Assistant Secretary Anne C. Richard Travel to Thailand, Malaysia, and Indonesia to Highlight U.S. Assistance to Vulnerable Migrants and Asylum Seekers in South East Asia
Anne C. Richard, Assistant Secretary of State for Population, Refugees, and Migration will lead the U.S. delegation to the regional migration meeting hosted by the Government of Thailand in Bangkok on May 29. She will then travel to Kuala Lumpur and Alor Setar, Malaysia, from May 30 to June 1, and to Jakarta and Aceh, Indonesia, from June 1-3. In both Malaysia and Indonesia, she will meet with government officials, representatives of international organizations, and rescued migrants and asylum seekers.
The United States supports Thailand, Malaysia, Indonesia, Bangladesh, and Burma in their efforts to address the plight of stranded and abused migrants and asylum seekers in the Bay of Bengal and the Andaman Sea.
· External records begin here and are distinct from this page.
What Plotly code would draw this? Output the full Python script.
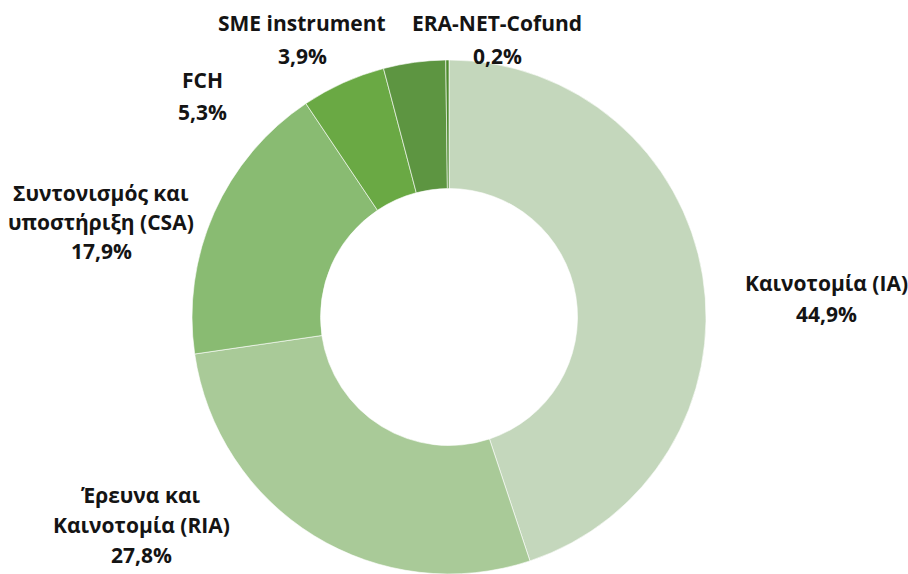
import plotly.graph_objects as go

categories = ["Καινοτομία (IA)", "Έρευνα και Καινοτομία (RIA)", "Συντονισμός και υποστήριξη (CSA)",
              "FCH", "SME instrument", "ERA-NET-Cofund"]
values = [44.9, 27.8, 17.9, 5.3, 3.9, 0.2]
label_lines = [["Καινοτομία (IA)"], ["Έρευνα και", "Καινοτομία (RIA)"], ["Συντονισμός και", "υποστήριξη (CSA)"],
               ["FCH"], ["SME instrument"], ["ERA-NET-Cofund"]]
colors = ["#c4d7bc", "#a9ca98", "#89bb72", "#6aa944", "#5d9541", "#4e8a2e"]

W, H = 908, 574
T = 60
# label anchor (centre x, first-line centre y, line spacing) in pixels
label_pos = [(826, 283, 31), (141, 495, 30), (101, 193, 29), (202, 80, 32), (302, 23, 33), (497, 23, 33)]

fig = go.Figure(go.Pie(
    labels=categories, values=values, sort=False, direction="clockwise", rotation=0,
    hole=0.5, textinfo="none", hoverinfo="label+percent",
    marker=dict(colors=colors, line=dict(color="white", width=0.6)),
    domain=dict(x=[0, 0.989], y=[0, 1]), showlegend=False,
))

PH = H - T
annotations = []
for lines, v, (cx, cy, sp) in zip(label_lines, values, label_pos):
    all_lines = lines + [f"{v:.1f}".replace(".", ",") + "%"]
    for i, t in enumerate(all_lines):
        annotations.append(dict(
            text=f"<b>{t}</b>", x=cx / W, y=1 - (cy + i * sp - T) / PH,
            xref="paper", yref="paper", xanchor="center", yanchor="middle",
            showarrow=False, font=dict(size=21, color="#141414", family="Open Sans"),
        ))

fig.update_layout(
    width=W, height=H, paper_bgcolor="white", plot_bgcolor="white",
    margin=dict(l=0, r=0, t=T, b=0), annotations=annotations,
)
fig.write_html("out.html", config={"displayModeBar": False},
               post_script="document.body.style.margin='0';document.body.style.overflow='hidden';")
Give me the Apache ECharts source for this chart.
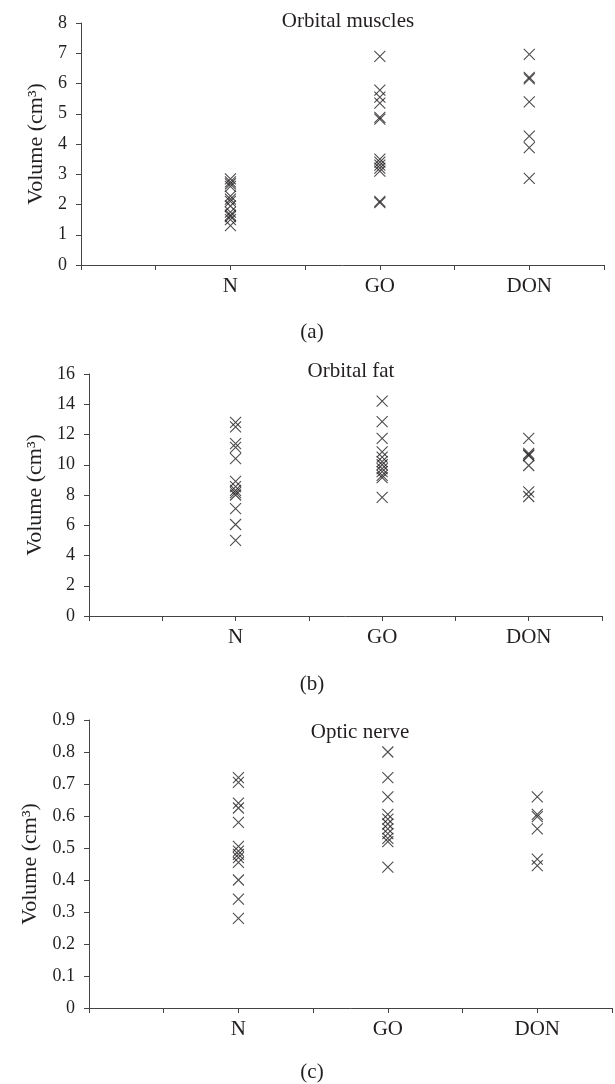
<!DOCTYPE html>
<html lang="en">
<head>
<meta charset="utf-8">
<title>Orbital volumes</title>
<script src="https://cdn.jsdelivr.net/npm/echarts@6/dist/echarts.min.js"></script>
<style>
  html, body { margin: 0; padding: 0; background: #fff; }
  #chart { width: 615px; height: 1084px; }
</style>
</head>
<body>
<div id="chart"></div>
<script>
// groups on the x axis
var groups = ['N', 'GO', 'DON'];
var panelTitles = ['Orbital muscles', 'Orbital fat', 'Optic nerve'];
var panelLetters = ['(a)', '(b)', '(c)'];

// (a) orbital muscles, cm3
var muscleN = [2.85, 2.75, 2.68, 2.6, 2.28, 2.18, 2.1, 1.95, 1.75, 1.65, 1.6, 1.5, 1.3];
var muscleGO = [6.9, 5.78, 5.55, 5.35, 4.88, 4.82, 3.5, 3.4, 3.3, 3.2, 3.1, 2.1, 2.06];
var muscleDON = [6.96, 6.2, 6.15, 5.39, 4.26, 3.88, 2.86];

// (b) orbital fat, cm3
var fatN = [12.8, 12.5, 11.4, 11.15, 10.4, 8.9, 8.55, 8.3, 8.15, 8.0, 7.1, 6.05, 5.0];
var fatGO = [14.2, 12.85, 11.75, 10.85, 10.5, 10.2, 10.0, 9.75, 9.55, 9.3, 9.15, 7.85];
var fatDON = [11.75, 10.75, 10.65, 10.6, 9.95, 8.2, 7.9];

// (c) optic nerve, cm3
var nerveN = [0.72, 0.705, 0.64, 0.625, 0.58, 0.505, 0.49, 0.48, 0.47, 0.455, 0.40, 0.34, 0.28];
var nerveGO = [0.80, 0.72, 0.66, 0.605, 0.59, 0.575, 0.56, 0.545, 0.53, 0.52, 0.44];
var nerveDON = [0.66, 0.605, 0.598, 0.56, 0.465, 0.445];

// y axis ranges per panel
var yMax = [8, 16, 0.9];
var yStep = [1, 2, 0.1];

var ink = '#231f20';
var font = 'Liberation Serif';

function points(lists) {
  var out = [];
  lists.forEach(function (vals, i) {
    vals.forEach(function (v) { out.push([i + 1, v]); });
  });
  return out;
}

var panels = [
  points([muscleN, muscleGO, muscleDON]),
  points([fatN, fatGO, fatDON]),
  points([nerveN, nerveGO, nerveDON])
];

var grids = [
  { left: 81, width: 523, top: 23, height: 242 },
  { left: 89, width: 513, top: 374, height: 242 },
  { left: 89, width: 524, top: 720, height: 288 }
];
var titleX = [343, 346, 355];
var titleY = [6, 356, 717];
var letterY = [317, 669, 1057];
var nameGap = [34, 38, 38];

var option = {
  animation: false,
  backgroundColor: '#fff',
  title: [],
  grid: grids,
  xAxis: [],
  yAxis: [],
  series: []
};

for (var i = 0; i < 3; i++) {
  option.title.push({
    text: panelTitles[i], left: titleX[i], top: titleY[i], textAlign: 'center',
    textStyle: { fontFamily: font, fontSize: 21, fontWeight: 'normal', color: ink }
  });
  option.title.push({
    text: panelLetters[i], left: 307, top: letterY[i], textAlign: 'center',
    textStyle: { fontFamily: font, fontSize: 21, fontWeight: 'normal', color: ink }
  });
  option.xAxis.push({
    gridIndex: i, type: 'value', min: 0, max: 3.5, interval: 0.5,
    axisLine: { show: true, lineStyle: { color: '#444', width: 1 } },
    axisTick: { show: true, length: 5, lineStyle: { color: '#444' } },
    splitLine: { show: false },
    axisLabel: {
      color: ink, fontFamily: font, fontSize: 21, margin: 11,
      showMinLabel: true, showMaxLabel: true,
      formatter: function (v) {
        return (v % 1 === 0 && v >= 1 && v <= 3) ? groups[v - 1] : '';
      }
    }
  });
  option.yAxis.push({
    gridIndex: i, type: 'value', min: 0, max: yMax[i], interval: yStep[i],
    name: 'Volume (cm³)', nameLocation: 'middle', nameGap: nameGap[i],
    nameTextStyle: { fontFamily: font, fontSize: 22, color: ink },
    axisLine: { show: true, lineStyle: { color: '#444', width: 1 } },
    axisTick: { show: true, length: 5, lineStyle: { color: '#444' } },
    splitLine: { show: false },
    axisLabel: { color: ink, fontFamily: font, fontSize: 18, margin: 14 }
  });
  option.series.push({
    type: 'scatter', xAxisIndex: i, yAxisIndex: i,
    data: panels[i],
    symbol: 'path://M0,0L10,10M0,10L10,0',
    symbolSize: 11,
    itemStyle: { color: 'rgba(0,0,0,0)', borderColor: ink, borderWidth: 1.1 },
    emphasis: { disabled: true }
  });
}

var chart = echarts.init(document.getElementById('chart'));
chart.setOption(option);
</script>
</body>
</html>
With the support of the Malaysian government, the U.S. Navy is conducting daily maritime surveillance flights out of Subang, Malaysia, to locate boats carrying migrants. We are sharing information from these flights with regional partners to indicate the sea routes used by smugglers and to help locate boats still at sea. We will continue conducting flights as necessary to help provide support to regional governments as they work to rescue those stranded at sea and provide humanitarian assistance to vulnerable migrants in the region.
The United States will also contribute to the emergency appeal by the International Organization for Migration to support the regional response. These funds will support a coordinated, regionally-led response that aims to: (1) ensure safety and security for migrants and protection to those who need it, including victims of human trafficking; (2) ensure humane and orderly management of migration and borders; and (3) address root causes, including long-standing human rights abuses and discriminatory policies in Burma and lack of economic opportunity in countries of origin. The details of U.S. efforts will be announced by Assistant Secretary Richard on Friday in Bangkok. This assistance will come in addition to the $109 million in humanitarian assistance provided over the last two years from the United States to support vulnerable Burmese, including Rohingya, in Burma and in the region.
The United States will continue to consider resettlement for the most vulnerable refugees as part of any international resettlement response led by UN High Commissioner for Refugees. Resettlement cannot be the primary solution to this current crisis but can serve as one part of a wider regional effort that addresses the root causes of migration and creates lasting solutions for those who flee their country out of fear. The United States has resettled more than 150,000 refugees from the region in the past decade, including more than 1,000 Rohingya this year.